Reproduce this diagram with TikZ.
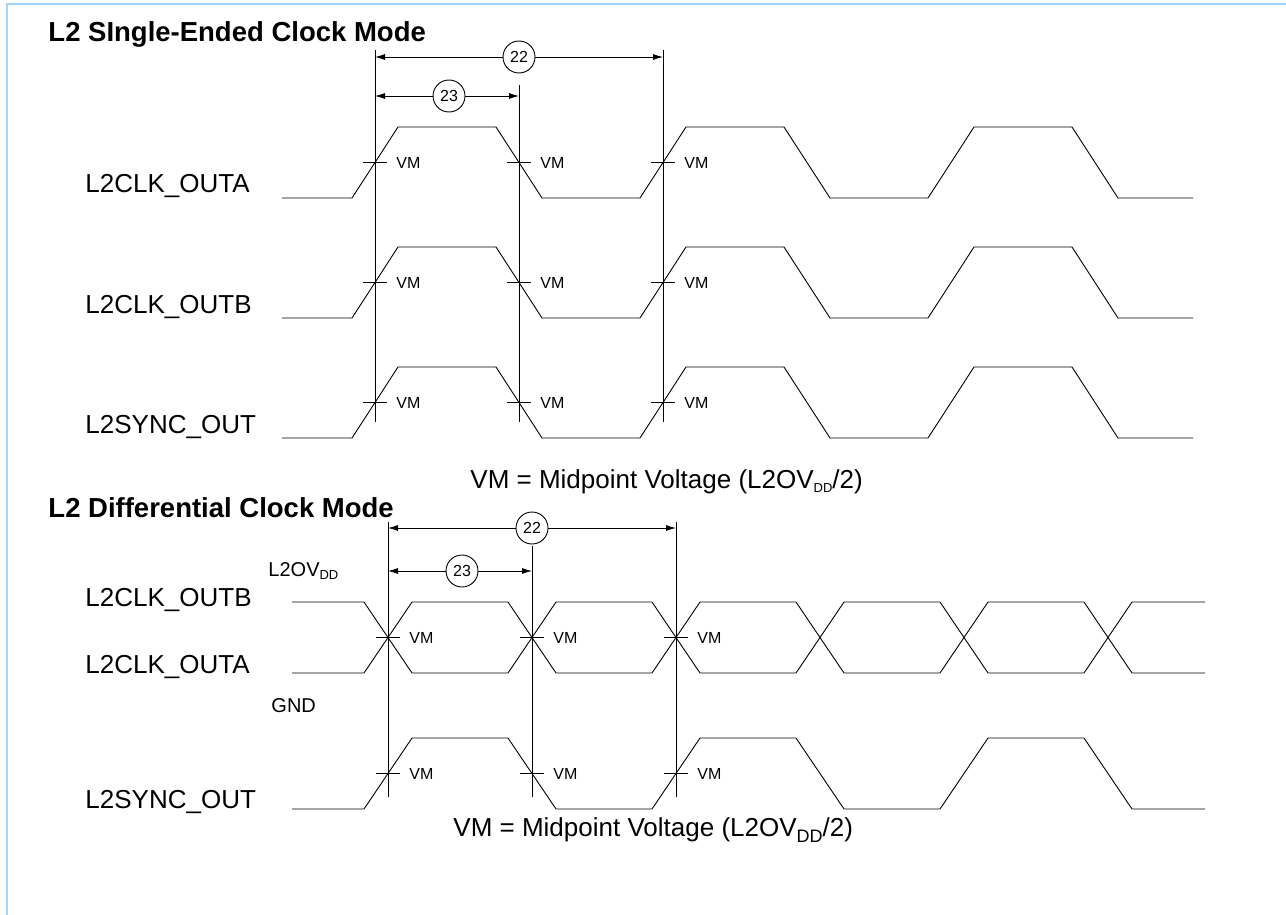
\documentclass[tikz,border=0pt]{standalone}
\usepackage{fontspec}
\setmainfont{Liberation Sans}
\usetikzlibrary{arrows.meta}
\definecolor{framecol}{RGB}{160,214,252}
\begin{document}
\begin{tikzpicture}[x=1pt,y=-1pt,line width=.9pt,
  sig/.style={line width=.9pt},
  dim/.style={-{Latex[length=10pt,width=6pt]},line width=.9pt},
  num/.style={circle,draw,fill=white,minimum size=32pt,inner sep=0pt,font=\fontsize{16}{18}\selectfont},
  vm/.style={anchor=west,inner sep=0pt,font=\fontsize{16}{18}\selectfont},
  lbl/.style={anchor=base west,inner sep=0pt,font=\fontsize{26}{30}\selectfont},
  ttl/.style={anchor=base west,inner sep=0pt,font=\fontsize{27.5}{30}\selectfont\bfseries},
  note/.style={anchor=west,inner sep=0pt,font=\fontsize{26}{30}\selectfont}]
\newcommand\tick[3]{%
\draw (#1-12,#2) -- (#1+12,#2) (#1,#2-12) -- (#1,#2+12);%
\node[vm] (#3) at (#1+21,#2) {VM};%
}
\newcommand\sewave[2]{%
\draw[sig] (282,#1) -- (352,#1) -- (398,#2) -- (496,#2) -- (542,#1) -- (640,#1) -- (686,#2) -- (784,#2) -- (830,#1) -- (928,#1) -- (974,#2) -- (1072,#2) -- (1118,#1) -- (1193,#1);%
}
\useasboundingbox (0,0) rectangle (1286,915);
\draw[framecol,line width=1.6pt] (7,915) -- (7,4) -- (1286,4);

% single-ended clock mode
\node[ttl] (title1) at (48,42) {L2 SIngle-Ended Clock Mode};
\coordinate (sa) at (375,50);
\coordinate (sb) at (519,85);
\coordinate (sc) at (663,50);
\draw (sa) -- (375,422);
\draw (sb) -- (519,422);
\draw (sc) -- (663,422);

\node[num] (s22) at (519,57) {22};
\draw[dim] (s22) -- (375,57);
\draw[dim] (s22) -- (663,57);
\node[num] (s23) at (449,96) {23};
\draw[dim] (s23) -- (375,96);
\draw[dim] (s23) -- (519,96);

\node[lbl] (outa) at (85,193) {L2CLK\_OUTA};
\node[lbl] (outb) at (85,313) {L2CLK\_OUTB};
\node[lbl] (sync) at (85,433) {L2SYNC\_OUT};
\sewave{198}{127}
\sewave{318}{247}
\sewave{438}{367}
\tick{375}{162.5}{vma1}
\tick{519}{162.5}{vma2}
\tick{663}{162.5}{vma3}
\tick{375}{282.5}{vmb1}
\tick{519}{282.5}{vmb2}
\tick{663}{282.5}{vmb3}
\tick{375}{402.5}{vms1}
\tick{519}{402.5}{vms2}
\tick{663}{402.5}{vms3}

\node[note] (note1) at (470,482) {VM = Midpoint Voltage (L2OV\raisebox{-.25ex}{\fontsize{13}{15}\selectfont DD}/2)};

% differential clock mode
\node[ttl] (title2) at (48,517) {L2 Differential Clock Mode};
\coordinate (da) at (388,522);
\coordinate (db) at (532,546);
\coordinate (dc) at (676,522);
\draw (da) -- (388,797);
\draw (db) -- (532,797);
\draw (dc) -- (676,797);

\node[num] (d22) at (532,528) {22};
\draw[dim] (d22) -- (388,528);
\draw[dim] (d22) -- (676,528);
\node[num] (d23) at (462,571) {23};
\draw[dim] (d23) -- (388,571);
\draw[dim] (d23) -- (532,571);

\node[anchor=base west,inner sep=0pt,font=\fontsize{20}{22}\selectfont] (vdd) at (268,576) {L2OV\raisebox{-.3ex}{\fontsize{13}{14}\selectfont DD}};
\node[anchor=base west,inner sep=0pt,font=\fontsize{20}{22}\selectfont] (gnd) at (271,712) {GND};
\node[lbl] (doutb) at (85,606) {L2CLK\_OUTB};
\node[lbl] (douta) at (85,673) {L2CLK\_OUTA};
\node[lbl] (dsync) at (85,808) {L2SYNC\_OUT};

\draw[sig] (292,602) -- (364,602) -- (412,673) -- (508,673) -- (556,602) -- (652,602) -- (700,673) -- (796,673) -- (844,602) -- (940,602) -- (988,673) -- (1084,673) -- (1132,602) -- (1205,602);
\draw[sig] (292,673) -- (364,673) -- (412,602) -- (508,602) -- (556,673) -- (652,673) -- (700,602) -- (796,602) -- (844,673) -- (940,673) -- (988,602) -- (1084,602) -- (1132,673) -- (1205,673);
\draw[sig] (292,809) -- (364,809) -- (412,738) -- (508,738) -- (556,809) -- (652,809) -- (700,738) -- (796,738) -- (844,809) -- (940,809) -- (988,738) -- (1084,738) -- (1132,809) -- (1205,809);
\tick{388}{637.5}{vmd1}
\tick{532}{637.5}{vmd2}
\tick{676}{637.5}{vmd3}
\tick{388}{773.5}{vmt1}
\tick{532}{773.5}{vmt2}
\tick{676}{773.5}{vmt3}

\node[note] (note2) at (453,830) {VM = Midpoint Voltage (L2OV\raisebox{-.4ex}{\fontsize{18}{20}\selectfont DD}/2)};
\end{tikzpicture}
\end{document}
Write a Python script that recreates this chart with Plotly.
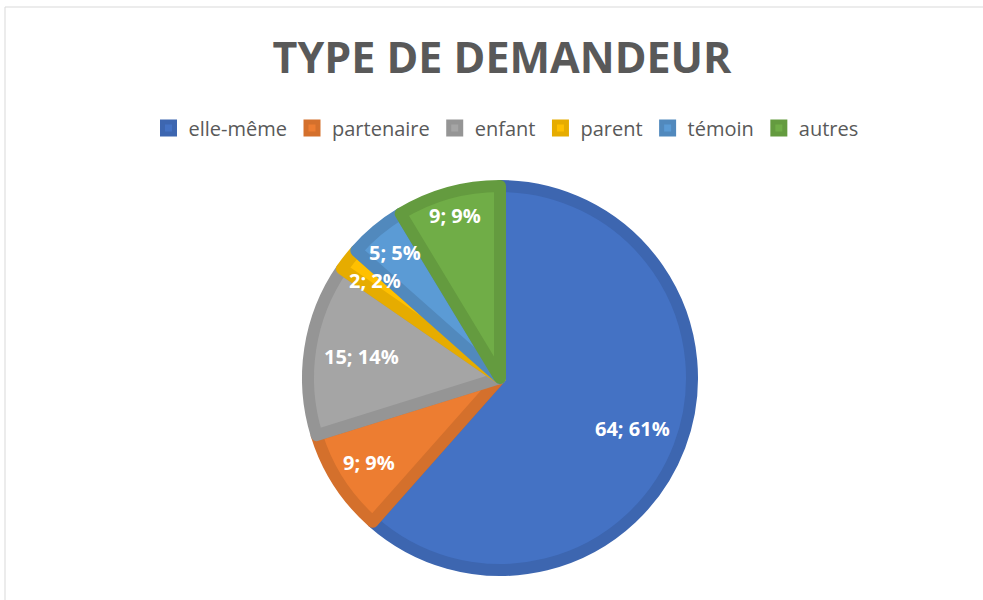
• • • •
TASK BRIEF >> Extract from the material all lines containing the string "with".

SOLUTION FOR THIS TASK >>
Reproduce this diagram with TikZ.
Write a Python script that recreates this chart with Plotly.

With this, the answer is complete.